Bullet holes line the walls of homes up and down Syria Street, while some bear holes caused by grenades and shells. 

Syria Street has been the front-line for fighting between Jabal Mohsen and Bab al-Tabbaneh [Dylan Collins/Al Jazeera]

“These times are worse than the days of the Syrian occupation,” he told Al Jazeera, referring to that country’s 29-year military occupation of large swaths of Lebanon that ended in 2005.

“Being a Muslim is enough to make you a ‘terrorist’ now,” Dirbassi continued. “You can go in the mosque to pray and come out to be arrested.”

Jabal Mohsen arrests  

Sitting in a cafe in Jabal Mohsen, Hassan, a 30-year-old resident who only provided his first name, said that “Alawites here are always ready for the next fight”.

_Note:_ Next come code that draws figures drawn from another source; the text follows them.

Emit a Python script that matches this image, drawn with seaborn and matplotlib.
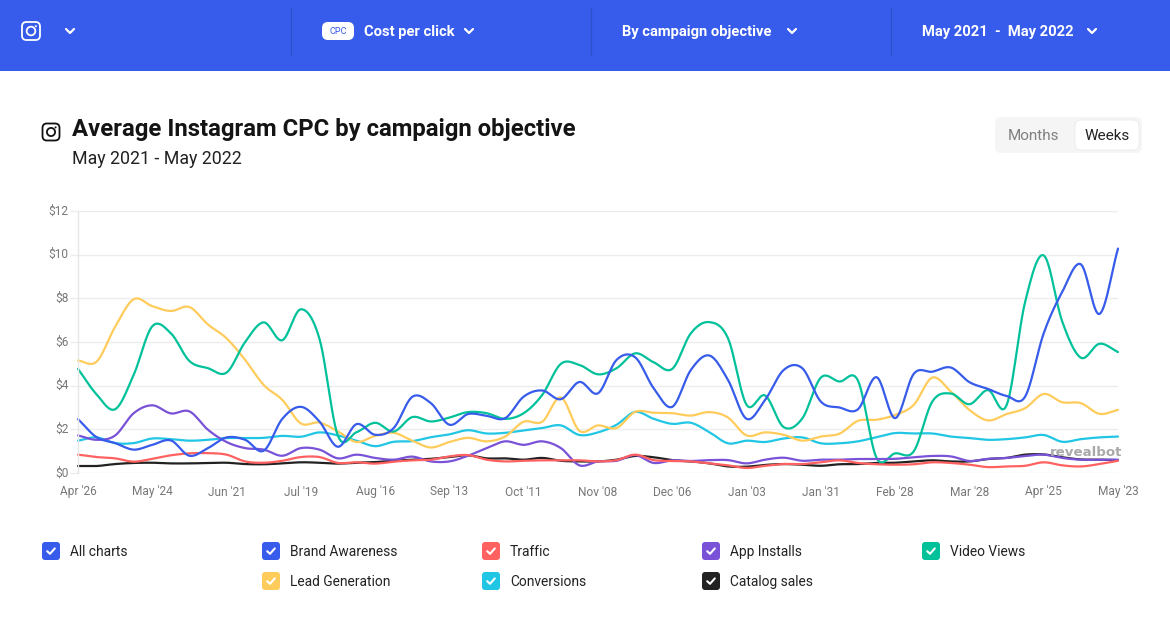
import numpy as np
import pandas as pd
import matplotlib
matplotlib.use("Agg")
import matplotlib.pyplot as plt
from matplotlib.patches import FancyBboxPatch, Rectangle, Circle
import seaborn as sns

tick_labels = ["Apr '26", "May '24", "Jun '21", "Jul '19", "Aug '16", "Sep '13", "Oct '11", "Nov '08",
               "Dec '06", "Jan '03", "Jan '31", "Feb '28", "Mar '28", "Apr '25", "May '23"]
y_labels = ["$0", "$2", "$4", "$6", "$8", "$10", "$12"]

brand_awareness = [2.47,1.64,1.37,1.07,1.29,1.49,0.79,1.14,1.63,1.52,1.02,2.48,3.03,2.36,1.2,2.24,1.75,2.06,3.49,3.2,
                   2.21,2.7,2.62,2.51,3.5,3.78,3.38,4.17,3.65,5.18,5.3,3.88,3.03,4.72,5.38,4.26,2.48,3.35,4.72,4.8,
                   3.27,3.0,2.92,4.39,2.51,4.54,4.64,4.83,4.16,3.85,3.53,3.5,6.4,8.3,9.56,7.28,10.28]
traffic = [0.84,0.73,0.67,0.52,0.65,0.81,0.9,0.91,0.84,0.53,0.47,0.56,0.73,0.73,0.46,0.49,0.43,0.52,0.58,0.61,
           0.76,0.82,0.61,0.53,0.56,0.58,0.58,0.58,0.53,0.59,0.84,0.59,0.55,0.53,0.44,0.35,0.23,0.33,0.41,0.41,
           0.49,0.58,0.46,0.4,0.38,0.4,0.49,0.46,0.38,0.27,0.3,0.33,0.49,0.35,0.3,0.41,0.56]
app_installs = [1.72,1.52,1.72,2.74,3.1,2.73,2.82,1.98,1.42,1.14,1.07,0.79,1.14,1.07,0.67,0.84,0.69,0.61,0.75,0.53,
                0.53,0.79,1.14,1.45,1.29,1.45,1.14,0.35,0.53,0.56,0.82,0.46,0.58,0.55,0.59,0.59,0.44,0.61,0.7,0.56,
                0.61,0.61,0.64,0.64,0.65,0.72,0.78,0.76,0.55,0.65,0.69,0.78,0.84,0.69,0.61,0.61,0.61]
video_views = [4.77,3.6,2.92,4.5,6.72,6.4,5.13,4.8,4.6,6.0,6.9,6.08,7.5,6.15,1.7,1.87,2.3,1.9,2.56,2.36,
               2.54,2.79,2.74,2.48,2.74,3.58,5.0,4.95,4.52,4.8,5.48,5.07,4.77,6.4,6.91,6.17,3.12,3.55,2.1,2.5,
               4.37,4.19,4.23,0.69,0.9,0.99,3.27,3.64,3.15,3.8,3.1,7.84,9.97,6.93,5.28,5.92,5.54]
lead_generation = [5.15,5.1,6.7,7.96,7.64,7.42,7.6,6.8,6.17,5.18,4.03,3.35,2.27,2.31,1.9,1.42,1.7,1.84,1.48,1.17,
                   1.42,1.61,1.45,1.67,2.35,2.35,3.46,1.93,2.18,2.06,2.8,2.76,2.74,2.63,2.79,2.54,1.72,1.86,1.75,1.48,
                   1.67,1.8,2.39,2.44,2.66,3.12,4.37,3.73,2.89,2.41,2.7,2.97,3.62,3.24,3.2,2.71,2.89]
conversions = [1.48,1.63,1.37,1.37,1.58,1.55,1.48,1.52,1.6,1.6,1.61,1.7,1.66,1.86,1.72,1.48,1.23,1.43,1.46,1.64,
               1.77,1.96,1.81,1.84,1.95,2.06,2.18,1.74,1.86,2.21,2.8,2.48,2.25,2.3,1.87,1.36,1.48,1.42,1.58,1.63,
               1.36,1.36,1.45,1.64,1.83,1.81,1.81,1.67,1.6,1.52,1.55,1.63,1.74,1.43,1.55,1.63,1.67]
catalog_sales = [0.32,0.32,0.41,0.46,0.47,0.44,0.44,0.46,0.47,0.41,0.4,0.44,0.49,0.47,0.43,0.47,0.5,0.56,0.61,0.65,
                 0.73,0.81,0.67,0.67,0.61,0.69,0.56,0.53,0.53,0.61,0.78,0.72,0.59,0.53,0.44,0.3,0.29,0.37,0.41,0.38,
                 0.33,0.4,0.41,0.46,0.47,0.53,0.58,0.53,0.53,0.64,0.69,0.84,0.85,0.72,0.62,0.61,0.59]

# draw order (first = bottom) and colours
series = {"Catalog sales": catalog_sales, "Conversions": conversions, "Lead Generation": lead_generation,
          "Video Views": video_views, "App Installs": app_installs, "Traffic": traffic,
          "Brand Awareness": brand_awareness}
colors = {"Brand Awareness": "#375BEA", "Traffic": "#FF6161", "App Installs": "#7952D8", "Video Views": "#00C19A",
          "Lead Generation": "#FFCC5C", "Conversions": "#20C6E4", "Catalog sales": "#222222"}

def smooth(values, sub=12):
    """Display-only cubic (cardinal) curve through the weekly values."""
    y = np.asarray(values, float)
    n = len(y)
    t = np.zeros(n)
    t[1:-1] = (y[2:] - y[:-2]) / 2
    t[0] = y[1] - y[0]
    t[-1] = y[-1] - y[-2]
    xs, ys = [], []
    u = np.linspace(0, 1, sub, endpoint=False)
    for i in range(n - 1):
        h00 = 2*u**3 - 3*u**2 + 1; h10 = u**3 - 2*u**2 + u
        h01 = -2*u**3 + 3*u**2;    h11 = u**3 - u**2
        ys.append(h00*y[i] + h10*t[i] + h01*y[i+1] + h11*t[i+1])
        xs.append(i + u)
    return np.r_[np.concatenate(xs), n-1], np.r_[np.concatenate(ys), y[-1]]

frames = []
for name, vals in series.items():
    x, y = smooth(vals)
    frames.append(pd.DataFrame({"week": x, "cpc": y, "objective": name}))
data = pd.concat(frames, ignore_index=True)

sns.set_theme(style="white")
plt.rcParams["font.family"] = ["Roboto", "DejaVu Sans"]

W, H = 1170, 635
fig = plt.figure(figsize=(W/100, H/100), dpi=100, facecolor="white")
L, R, T, B = 78, 1118, 211, 473
ax = fig.add_axes([L/W, 1-B/H, (R-L)/W, (B-T)/H])
sns.lineplot(data=data, x="week", y="cpc", hue="objective", hue_order=list(series), palette=colors,
             estimator=None, sort=False, linewidth=1.6, legend=False, ax=ax, clip_on=False)
n_weeks = len(brand_awareness) - 1
ax.set_xlim(0, n_weeks)
ax.set_ylim(0, 12)
ax.set_xticks(np.arange(0, n_weeks + 1, 4), tick_labels)
ax.set_yticks(np.arange(0, 13, 2), y_labels)
ax.set_xlabel(""); ax.set_ylabel("")
ax.grid(axis="y", color="#EDEDED", linewidth=1.0)
ax.set_axisbelow(True)
for s in ["top", "right", "bottom"]:
    ax.spines[s].set_visible(False)
ax.spines["left"].set_color("#E6E6E6")
ax.spines["left"].set_linewidth(1.0)
ax.tick_params(axis="y", length=6, width=1, color="#EDEDED", labelcolor="#777777", labelsize=8.6, pad=0.8, left=True)
ax.tick_params(axis="x", length=0, labelcolor="#777777", labelsize=8.6, pad=9)
for lab in ax.get_yticklabels():
    lab.set_verticalalignment("center")
ax.patch.set_alpha(0)

ov = fig.add_axes([0, 0, 1, 1], zorder=5)
ov.set_xlim(0, W); ov.set_ylim(H, 0); ov.axis("off")

def rbox(x, y, w, h, r, **kw):
    p = FancyBboxPatch((x+r, y+r), w-2*r, h-2*r, boxstyle=f"round,pad={r},rounding_size={r}", **kw)
    ov.add_patch(p)
    return p

def chevron(cx, cy, c="white"):
    ov.plot([cx-4, cx, cx+4], [cy-2, cy+2, cy-2], color=c, lw=1.6, solid_capstyle="round", solid_joinstyle="round")

def insta(cx, cy, c, size=18):
    rbox(cx-size/2, cy-size/2, size, size, 4.5, fc="none", ec=c, lw=1.3)
    ov.add_patch(Circle((cx, cy), size*0.24, fc="none", ec=c, lw=1.3))
    ov.add_patch(Circle((cx+size*0.27, cy-size*0.27), 1.0, fc=c, ec="none"))

# header band
BLUE = "#375BEA"
ov.add_patch(Rectangle((0, 0), W, 71, fc=BLUE, ec="none"))
for x in [291, 591, 891]:
    ov.plot([x, x], [8, 55], color="#2F4FC9", lw=0.8)
insta(31, 31, "white")
chevron(70, 31)
rbox(322, 22, 32, 18, 6, fc="white", ec="none")
ov.text(338, 30.5, "CPC", color=BLUE, fontsize=6.6, ha="center", va="center_baseline")
hdr = dict(color="white", fontsize=10.65, fontweight="bold", va="center_baseline")
ov.text(364, 30.5, "Cost per click", **hdr)
chevron(469, 31)
ov.text(622, 30.5, "By campaign objective", **hdr)
chevron(792, 31)
ov.text(922, 30.5, "May 2021  -  May 2022", **hdr)
chevron(1092, 31)

# title block
insta(51, 132, "#111111", 17)
ov.text(72, 127, "Average Instagram CPC by campaign objective", color="#141414", fontsize=17.22,
        fontweight="bold", va="center_baseline")
ov.text(72, 156.5, "May 2021 - May 2022", color="#222222", fontsize=12.75, va="center_baseline")

# toggle
rbox(995, 117, 147, 36, 6, fc="#F5F5F5", ec="none")
rbox(1075, 120, 64, 30, 6, fc="white", ec="#EAEAEA", lw=0.6)
ov.text(1033.5, 135, "Months", color="#808080", fontsize=11, ha="center", va="center_baseline")
ov.text(1107, 135, "Weeks", color="#222222", fontsize=11, ha="center", va="center_baseline")

# watermark
ov.text(1122, 451, "revealbot", color="#A9A9A9", fontsize=9.6, fontweight="bold", family="DejaVu Sans",
        ha="right", va="center_baseline")

# legend
legend_items = [("All charts", "#375BEA", 42, 551), ("Brand Awareness", colors["Brand Awareness"], 262, 551),
                ("Traffic", colors["Traffic"], 482, 551), ("App Installs", colors["App Installs"], 702, 551),
                ("Video Views", colors["Video Views"], 922, 551), ("Lead Generation", colors["Lead Generation"], 262, 581),
                ("Conversions", colors["Conversions"], 482, 581), ("Catalog sales", colors["Catalog sales"], 702, 581)]
for label, col, x, y in legend_items:
    rbox(x, y-9, 18, 18, 3, fc=col, ec="none")
    ov.plot([x+5.2, x+8, x+12.8], [y+0.2, y+2.8, y-2.6], color="white", lw=1.5,
            solid_capstyle="round", solid_joinstyle="round")
    ov.text(x+28, y-0.3, label, color="#222222", fontsize=9.95, va="center_baseline")

fig.savefig("out.png", dpi=100, facecolor="white")
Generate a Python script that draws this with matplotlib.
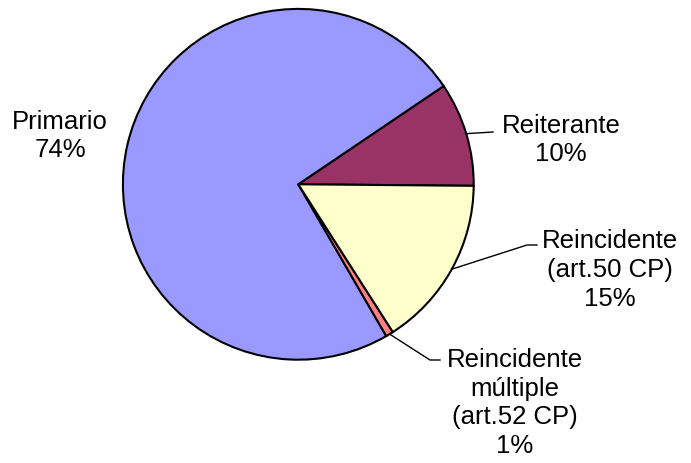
import numpy as np
import matplotlib
matplotlib.use("Agg")
import matplotlib.pyplot as plt

# slices, counter-clockwise from just below 3 o'clock
categories = ["Reiterante", "Primario", "Reincidente\nmúltiple\n(art.52 CP)", "Reincidente\n(art.50 CP)"]
shares = [9.6, 73.9, 0.7, 15.8]
pct_labels = ["10%", "74%", "1%", "15%"]
colors = ["#993366", "#9999FF", "#FF8080", "#FFFFCC"]

W, H = 691, 463
plt.rcParams['font.family'] = ['Liberation Sans', 'DejaVu Sans']

fig = plt.figure(figsize=(W / 100, H / 100), dpi=100)
ax = fig.add_axes([0, 0, 1, 1])

cx, cy, r = 298.3, H - 184.3, 175.4
start = -0.5
wedges, _ = ax.pie(shares, colors=colors, startangle=start, counterclock=True,
                   center=(cx, cy), radius=r, frame=True,
                   wedgeprops=dict(edgecolor='black', linewidth=1.5))
ax.set_xlim(0, W)
ax.set_ylim(0, H)
ax.axis('off')

# label anchor (text centre, in pixels from top-left) and leader line bends
label_pos = {
    "Reiterante": (561, 140),
    "Primario": (60, 136),
    "Reincidente\nmúltiple\n(art.52 CP)": (515, 403),
    "Reincidente\n(art.50 CP)": (610, 270),
}
leaders = {
    "Reiterante": [(493, 132)],
    "Reincidente\nmúltiple\n(art.52 CP)": [(430, 360), (440, 360)],
    "Reincidente\n(art.50 CP)": [(527, 245), (537, 245)],
}

for w, name, pct in zip(wedges, categories, pct_labels):
    px, py = label_pos[name]
    ax.text(px, H - py, name + "\n" + pct, ha='center', va='center',
            fontsize=18.5, linespacing=1.26, color='black')
    if name in leaders:
        mid = np.deg2rad((w.theta1 + w.theta2) / 2)
        pts = [(cx + r * np.cos(mid), cy + r * np.sin(mid))]
        pts += [(x, H - y) for x, y in leaders[name]]
        xs, ys = zip(*pts)
        ax.plot(xs, ys, color='black', lw=1.0)

fig.savefig("out.png", dpi=100, facecolor='white')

“We have a lot of fighters here,” he told Al Jazeera, “but we are standing behind the Lebanese army and support it when it arrests extremists.”

“If the Lebanese army ever pulls out of here, we will manage and take up our arms to preserve our existence and defend our honour and land.”

The army’s arrests have also extended to Jabal Mohsen, where locals say armed groups are geared up for the next bout of violence. 

Ali Fodda, spokesman for the Assad-supported Arab Democratic Party in Jabal Mohsen, said that at least 50 fighters from the neighbourhood’s Alawite militias were locked up in Lebanese jails, as of September.

Another 100 leaders and fighters, including Arab Democratic Party leader Rifaat Eid, have also taken refuge in Syria to avoid arrest.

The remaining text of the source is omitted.